Results dried up entirely – he had not a single win in 2019 or 2020 – and was left without a contract heading into 2021.

But after being offered a lifeline by Lefevere at Deceuninck-QuickStep, Cavendish has rediscovered himself.

“It’s something I’ve always wanted to instil in my kids,” said Cavendish, who moves into the points leader’s green jersey with the win. “I was physically sick, I was mentally sick but I just wanted to get back and I knew I couldn’t give up.

“I’ve got to make an example to my kids and for other people to take inspiration from. If you don’t give up, good things will happen.”

Cavendish’s selection for the Tour came thanks to an injury to Sam Bennett, but there is a feeling of the stars aligning, of unfinished business for Cavendish, even if he has long since tired of questions about Eddy Merckx’s all-time record of 34 stage wins.
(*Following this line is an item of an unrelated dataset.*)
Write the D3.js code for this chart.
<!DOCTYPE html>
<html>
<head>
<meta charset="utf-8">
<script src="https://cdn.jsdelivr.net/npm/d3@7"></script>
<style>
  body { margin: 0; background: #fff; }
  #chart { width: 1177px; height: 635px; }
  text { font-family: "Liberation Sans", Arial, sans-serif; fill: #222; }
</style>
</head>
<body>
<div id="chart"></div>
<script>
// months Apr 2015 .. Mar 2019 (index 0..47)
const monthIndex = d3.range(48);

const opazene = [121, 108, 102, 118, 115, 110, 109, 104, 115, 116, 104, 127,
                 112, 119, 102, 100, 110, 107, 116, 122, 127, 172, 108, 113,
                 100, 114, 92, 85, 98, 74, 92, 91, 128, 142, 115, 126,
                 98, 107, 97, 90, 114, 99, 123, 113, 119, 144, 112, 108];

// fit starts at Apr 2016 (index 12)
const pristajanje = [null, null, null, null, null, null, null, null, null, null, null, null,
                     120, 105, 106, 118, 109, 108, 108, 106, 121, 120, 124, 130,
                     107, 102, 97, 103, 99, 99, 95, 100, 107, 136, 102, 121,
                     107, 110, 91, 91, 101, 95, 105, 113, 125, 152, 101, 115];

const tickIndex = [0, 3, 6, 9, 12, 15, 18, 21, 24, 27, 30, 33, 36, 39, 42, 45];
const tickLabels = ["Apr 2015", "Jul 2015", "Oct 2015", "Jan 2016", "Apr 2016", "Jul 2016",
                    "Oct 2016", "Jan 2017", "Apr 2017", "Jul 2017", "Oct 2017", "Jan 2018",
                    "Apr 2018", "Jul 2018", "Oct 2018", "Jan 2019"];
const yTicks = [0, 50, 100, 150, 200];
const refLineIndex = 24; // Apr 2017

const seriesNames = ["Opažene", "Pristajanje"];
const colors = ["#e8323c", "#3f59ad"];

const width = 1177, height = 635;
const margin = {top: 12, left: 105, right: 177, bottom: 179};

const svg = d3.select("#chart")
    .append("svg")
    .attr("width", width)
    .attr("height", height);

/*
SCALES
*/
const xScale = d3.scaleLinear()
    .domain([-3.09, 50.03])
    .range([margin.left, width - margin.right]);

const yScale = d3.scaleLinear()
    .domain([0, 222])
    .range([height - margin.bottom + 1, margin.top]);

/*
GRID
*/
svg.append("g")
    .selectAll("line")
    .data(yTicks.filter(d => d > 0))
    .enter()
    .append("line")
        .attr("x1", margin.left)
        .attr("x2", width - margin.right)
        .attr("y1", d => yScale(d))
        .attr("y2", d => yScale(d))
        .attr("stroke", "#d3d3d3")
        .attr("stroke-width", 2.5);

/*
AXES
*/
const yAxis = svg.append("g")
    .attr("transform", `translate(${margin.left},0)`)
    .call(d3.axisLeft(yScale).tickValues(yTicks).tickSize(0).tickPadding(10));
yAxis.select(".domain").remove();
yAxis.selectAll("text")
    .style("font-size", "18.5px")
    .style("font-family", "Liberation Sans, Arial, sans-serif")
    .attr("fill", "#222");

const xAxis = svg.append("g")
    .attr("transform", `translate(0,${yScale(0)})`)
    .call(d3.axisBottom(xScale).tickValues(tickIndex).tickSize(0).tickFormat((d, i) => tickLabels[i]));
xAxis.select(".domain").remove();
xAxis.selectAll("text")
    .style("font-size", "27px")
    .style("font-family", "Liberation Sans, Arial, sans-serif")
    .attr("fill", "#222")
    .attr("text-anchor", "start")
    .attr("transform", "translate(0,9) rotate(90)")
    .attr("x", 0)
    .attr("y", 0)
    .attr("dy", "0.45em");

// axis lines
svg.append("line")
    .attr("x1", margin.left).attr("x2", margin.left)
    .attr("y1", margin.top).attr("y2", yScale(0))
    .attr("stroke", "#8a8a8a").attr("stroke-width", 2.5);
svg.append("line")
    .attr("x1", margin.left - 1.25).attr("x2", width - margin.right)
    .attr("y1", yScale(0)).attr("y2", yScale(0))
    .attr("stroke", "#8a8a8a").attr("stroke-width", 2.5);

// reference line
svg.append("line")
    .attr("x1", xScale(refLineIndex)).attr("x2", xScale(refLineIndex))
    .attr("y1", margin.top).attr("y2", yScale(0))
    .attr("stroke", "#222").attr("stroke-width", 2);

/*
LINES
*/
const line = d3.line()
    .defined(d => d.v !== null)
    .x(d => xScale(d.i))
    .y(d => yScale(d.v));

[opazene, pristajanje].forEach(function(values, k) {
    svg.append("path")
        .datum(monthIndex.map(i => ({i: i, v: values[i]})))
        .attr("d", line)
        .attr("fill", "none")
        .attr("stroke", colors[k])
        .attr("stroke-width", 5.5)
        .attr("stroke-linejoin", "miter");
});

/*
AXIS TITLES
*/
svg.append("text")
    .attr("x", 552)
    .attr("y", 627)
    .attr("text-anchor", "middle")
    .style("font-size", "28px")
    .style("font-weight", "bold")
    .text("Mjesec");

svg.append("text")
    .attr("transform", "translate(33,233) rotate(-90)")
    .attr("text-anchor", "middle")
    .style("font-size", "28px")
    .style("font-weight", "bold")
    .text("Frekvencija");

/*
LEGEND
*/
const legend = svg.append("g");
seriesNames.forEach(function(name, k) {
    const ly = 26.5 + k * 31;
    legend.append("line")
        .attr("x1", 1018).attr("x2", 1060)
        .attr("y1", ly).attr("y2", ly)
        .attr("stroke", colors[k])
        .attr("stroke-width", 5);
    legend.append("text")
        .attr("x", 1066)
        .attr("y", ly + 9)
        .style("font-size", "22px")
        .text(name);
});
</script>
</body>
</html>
But that topic will inevitably return given how many more sprint opportunities await in this Tour – the next of them coming on Thursday in Chateauroux – scene of Cavendish’s first Tour win back in 2008.

The day had begun with what proved to be a rather half-hearted protest from the peloton about the safety of Monday’s finale after a series of crashes left several bloodied and bruised – with Caleb Ewan and Jack Haig out of the race.

Cyclists’ union the CPA had promised the peloton would stop at kilometre zero to make their point, but it seemed not everybody was on board as they rolled through, the veteran Andre Greipel arguing angrily with colleagues before persuading them to stop – albeit briefly – around a kilometre later.

There were at least no major spills on Tuesday, but four taxing days in Brittany have already created unexpected gaps in the general classification.

That battle for yellow will receive another major shake-up with Wednesday’s time trial, when Mathieu Van Der Poel will surely hand over the yellow jersey.

Who will wrestle it from him remains to be seen – Geraint Thomas and Primoz Roglic rode Tuesday’s stage still feeling the effects of painful crashes 24 hours earlier, and will not enjoy the prospect of 27km on their time trial bikes.